Ive got a few. For the last couple of days, restarts have been atleast a couple of times a day. I went through all the custom components i have installed and updated them all, and havent had a restart since.
Yes I do have a few custom components. In my list of things to try I included disabling them one by one. Right now I am testing removing some “ffmpeg optional arguments” that I was using for one of my cameras to rotate the image, in one of my camera integrations (custom component for tplink/tapo). Trying to correlate the start of the problem with config changes that was the one that came closest in time. I noticed that people have been complaining about stability of both ffmpeg and stream components for a while, often when they have non-default or unusual configurations. 30 hours and counting since the last restart.
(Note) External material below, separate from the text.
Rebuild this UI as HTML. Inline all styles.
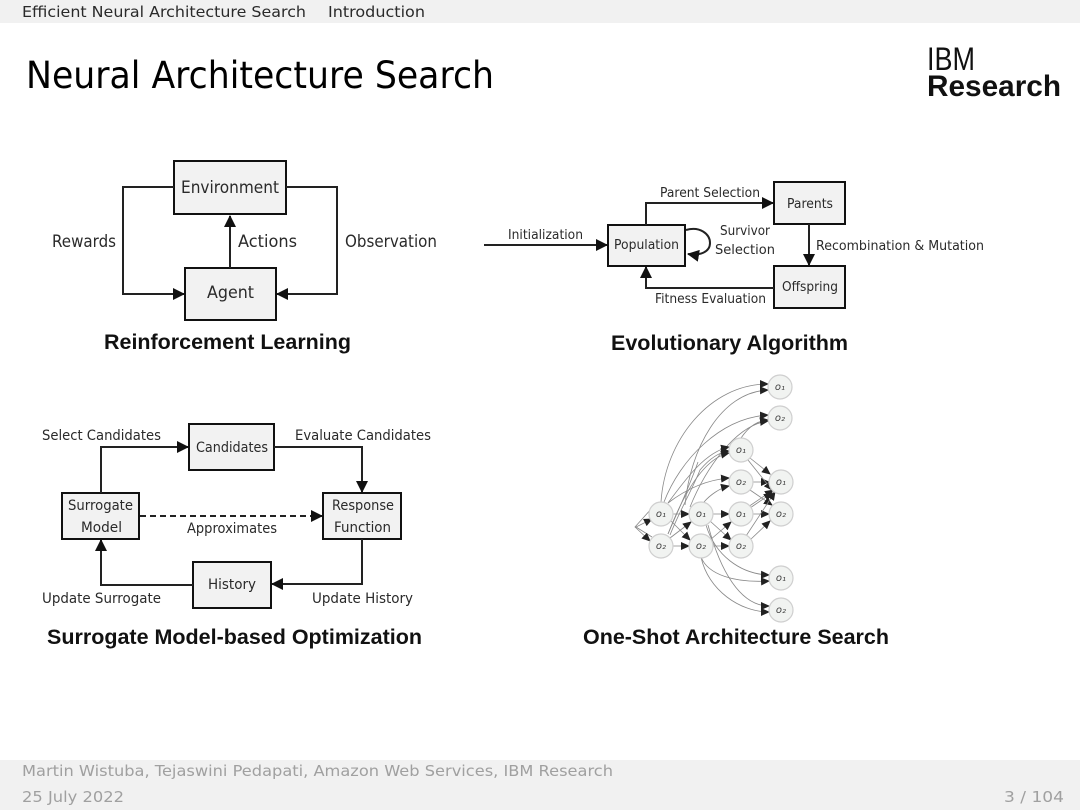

I thought i was going well, got to 24 hours.
I have, however, found an exception in the logs around the time of the reboot.
Exception ignored when trying to write to the signal wakeup fd:
Traceback (most recent call last):
File "/usr/local/lib/python3.9/asyncio/unix_events.py", line 42, in _sighandler_noop
def _sighandler_noop(signum, frame):
BlockingIOError: [Errno 11] Resource temporarily unavailable
[cont-finish.d] executing container finish scripts...
[cont-finish.d] done.
And this is the only other error i can see around that time 2021-08-17 13:52:54 ERROR (MainThread) [snitun.multiplexer.core] Ping fails, no response from peer
I seem to have solved the problem, but I don’t have a smoking gun.
Using a combination of logs and the commit history in my config file, I put it down to a combination of 2 different things.
the samsung tizen custom component. While I can’t be 100% certain, I believe this is the main cause of my issue. Once I disabled this, the restarts stopped.
I have an iotawatt, and had a rest sensor setup to its json endpoint. I moved all this into emoncms and used the emoncms integration instead. However, this alone didn’t stop the restarts, but it did make them less frequent. I had a large number of warnings re the rest sensor not updating in its refresh interval.
I’m at 24 hours and counting using a different samsung tv custom component.